For it is inescapable that every culture must negotiate with technology, whether it does so intelligently or not. A bargain is struck in which technology giveth and technology taketh away. (Postman 1992, p. 5)
The quote from Postman's Technopoly captures the ambivalence and many of the contradictions that people experience with technology. It is as true today, with information and communication technologies (ICTs), as it was during the industrial revolution with the steam engine and industrial factories. Technology affects us at various levels, and for both good and ill.

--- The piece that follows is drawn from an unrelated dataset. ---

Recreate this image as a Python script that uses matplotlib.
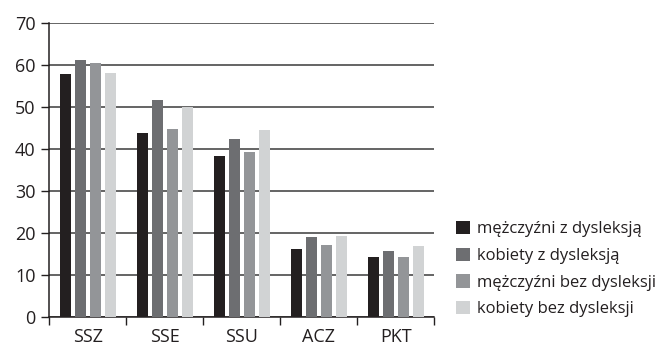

As one of the key transformative factors in a globalizing world, the advances in ICTs have transformed everyday life and how people interact and interconnect with each other, communities, states, and markets. The so-called “ICT-revolution”, as noted and debated by scholars, politicians, and policy-makers, has had an inordinate effect on economies and societies, leading to what has been termed a “global shift” (Cerny 1995). This suggests two fundamental alterations to the global political economy. First, there is the movement from an industrially-based international economy to one that is information- and knowledge-based. For some, these changes signal the emergence of the “Third Industrial Revolution” which is both transnational in character and based on post-Fordist regimes of accumulation. Second, the ICT revolution is said to have profound positive and negative social, political and economic consequences that can become factors in determining development and underdevelopment. As such, ICT and its management have become a new rhetoric of development.
It is against this backdrop that the compendium of papers in this book examines how people's lives in Asia are being affected by ICTs and the new ways of communicating (i.e. via Internet, mobile phones, cameras, blogs, short messaging system, call centres) that come with it.
A CALL TO ACTION FOR ICT RESEARCH
Rich Ling (Chapter 1) opens this collection of papers with an examination of the parallels between the sociological efforts to understand the changes that had occured during the industrial period, and current endeavours to study the effects of new ICTs. Asian societies are experiencing the transition from a dearth of ICTs to universal access; hence, Ling argues that it is an opportune time for researchers to examine their impact. Whether it is technology that is shaping contemporary society, or whether it is society which dictates how technology is used is irrelevant.